Philip George Zimbardo (nato a New York nel 1933, morto a San Francisco nel 2024) è stato un notissimo psicologo ed ha insegnato a lungo nelle più prestigiose università americane.
Nel 1971, mentre insegnava a Stanford, condusse quello che passò alla storia come esperimento carcerario di Stanford che lo stesso Zimbardo raccontò nel libro “L’effetto Lucifero. Cattivi si diventa?”, pubblicato in Italia nel 2007 da Raffaello Cortina Editore, e dal quale venne tratto l’omonimo film, uscito nelle sale nel 2015.
Zimbardo e i suoi collaboratori selezionarono un campione di 24 studenti universitari di sesso maschile, di età compresa tra 20 e 30 anni, di carattere equilibrato, non inclini alla violenza e senza precedenti penali.
Fu allestito un finto carcere nei sotterranei dell’università e gli studenti vennero divisi a sorteggio in guardie e detenuti.
Zimbardo ritaglio per sé il ruolo di sovrintendente del carcere, così da poter sorvegliare quanto avveniva attraverso telecamere ed intervenire in caso di necessità senza interrompere l’esperimento.
Alle “guardie” furono assegnati occhiali da sole riflettenti e manganelli, i detenuti dovettero indossare indumenti che li omologavano e privavano della loro individualità.
Era previsto che l’esperimento durasse due settimane.
In realtà durò solo una settimana.
Fu Zimbardo ad interromperlo perché già dopo i primi giorni le guardie iniziarono ad usare violenza ed a comportarsi in modo sadico nei confronti dei detenuti e cinque di questi ultimi ebbero un crollo emotivo.

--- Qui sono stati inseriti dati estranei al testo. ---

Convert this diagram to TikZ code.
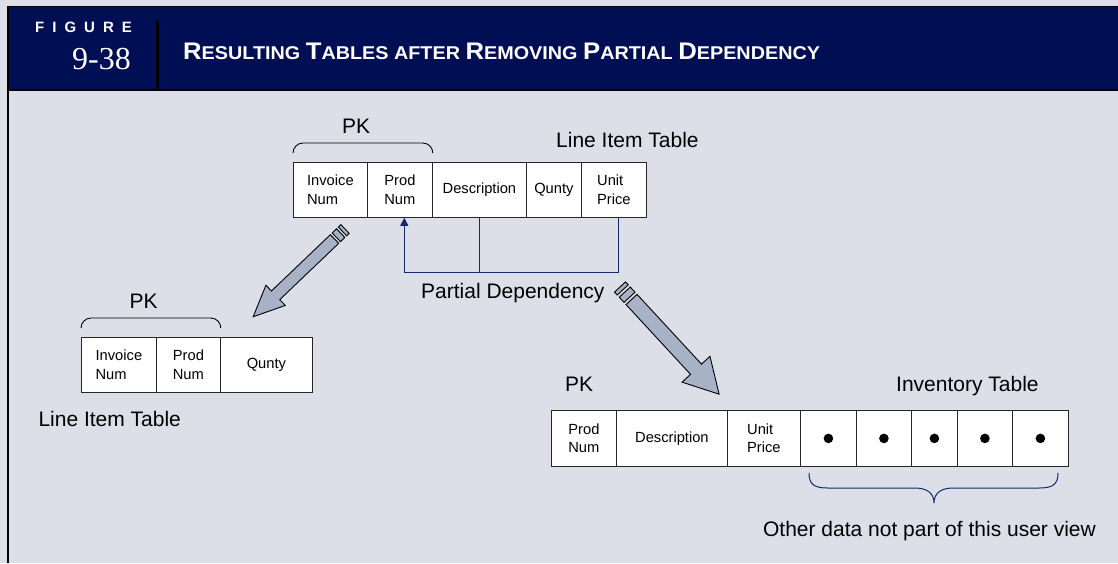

L’esperimento dimostrò che persone di buon carattere potevano arrivare a compiere gesti malvagi e perfino disumani in contesti che le spingevano ad allentare o annullare i loro naturali freni inibitori.
Il ruolo loro assegnato e l’ambiente entro il quale furono chiamati ad assumerlo ebbero un peso decisivo in questa trasformazione.
La conclusione, scontata, è che ognuno di noi ha la capacità di fare del bene e del male, di essere un angelo ma anche un demone e che le circostanze esterne in cui ci muoviamo e gli input che ci arrivano sono decisivi per determinarci in una direzione o nell’altra.
Se fuori dalle carceri si urlerà che bisogna buttare via le chiavi delle celle e se per ogni detenuto che si toglie la vita si dirà che è tanto meglio così, uno in meno da sfamare, avremo tanti Luciferi all’opera.
Il libro e il film dovrebbero essere imposti come materiale di insegnamento dovunque ci si prepari ad avere a che fare con l’esecuzione penale, quale che sia il ruolo che si assolverà. Magari non risolveremmo il problema carcerario ma almeno sentiremmo meno cazzate.